OTTAWA — The federal Green party has accepted an election candidate’s resignation over a social-media post in which he mused about sending pig meat to devotees of Muhammad.
However, the party appears to be standing by another nominee who is being accused of belittling the Holocaust.
Concerns about the candidates flared Thursday as Green Leader Elizabeth May prepared to take part in an evening campaign debate in Toronto.
Erik Schomann stepped down as the party’s nominee for the Ontario riding of Simcoe North shortly after the National Council of Canadian Muslims urged the Greens to drop him.
In a statement Thursday, the party said it has zero tolerance for sexism, Islamophobia, anti-Semitism, misogyny, homophobia or hate speech of any kind.
The council pointed out an old photo of Schomann, helping roast a pig, that referred to the controversy over a Danish newspaper’s 2005 publication of cartoons depicting Muhammad, the founder of Islam.

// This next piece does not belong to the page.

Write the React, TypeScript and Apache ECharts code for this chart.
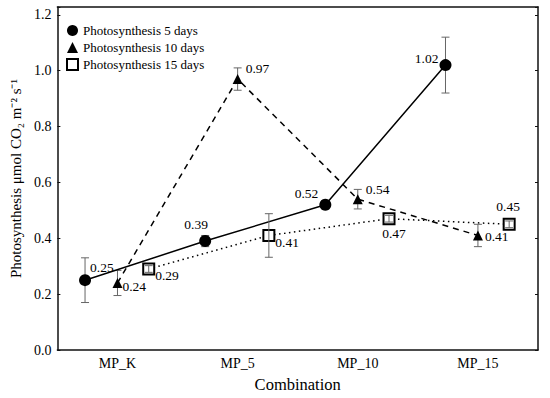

The misspelled caption of the post said: “We sent the left-overs to Denmark in support of the protestors of the Muhammed comic.”

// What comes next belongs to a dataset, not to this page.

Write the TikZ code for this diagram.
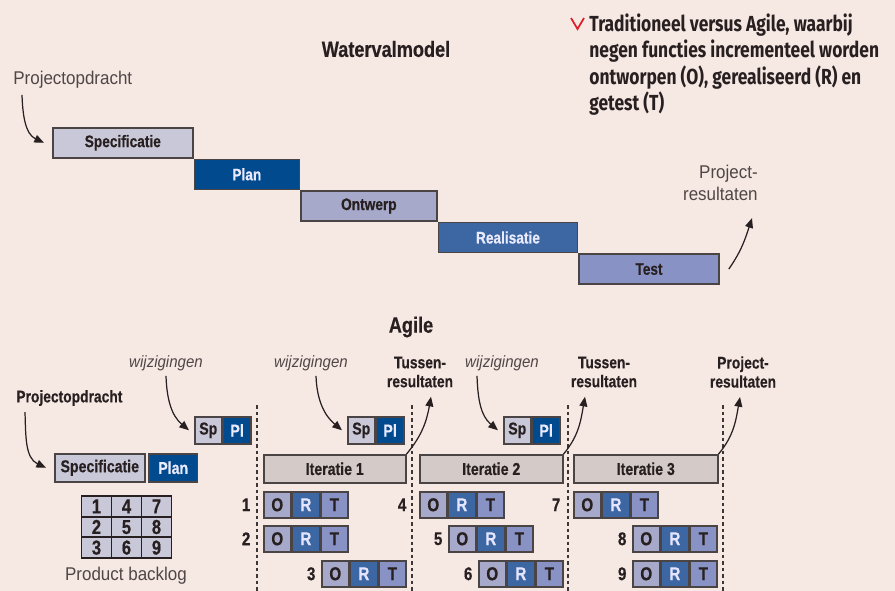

The council stressed the importance of free speech but said “when you start promising to mail pieces of a pig carcass, you can no longer stand with the integrity and moral commitment that all those who wish to be elected must have.”
It noted a pig’s head was left at the Quebec City mosque where a deadly shooting later took place in 2017.
The Friends of Simon Wiesenthal Center for Holocaust Studies called Thursday for the Green party to dismiss Dale Dewar, candidate in the Saskatchewan riding of Regina-Qu’Appelle, over social-media posts.
The Canadian Jewish News reported that her past posts called Israel “practically a serial rapist” and Zionism a “made-up cult” and stated that Israelis need “mental health workers” to help with “getting over” their post-traumatic stress from the Holocaust.
In a statement this week, Dewar said she deeply believes in human rights and progressive values, which is why she chose to run for the Greens and has been critical of Israel’s treatment of Palestinians.
“I still believe there are serious issues in regard to the Israeli government’s policies in the West Bank and Gaza, however, my past criticisms have gone too far,” she said. “For this I am deeply sorry.”
People and businesses in Israel “do not deserve to be punished for the actions of their state, and Israel absolutely has a right to defend itself against violence,” she added.
She also renounced likening Israel and apartheid South Africa. “My usage of that comparison was a mistake that I deeply regret.”
Dewar’s apology fails to acknowledge her posts were anti-Semitic, said Avi Benlolo, president of the Friends of Simon Wiesenthal Center. “There is no place in the political process for those who promote bigotry and racial hatred.”
The group has written to May calling on the party to part ways with Dewar immediately.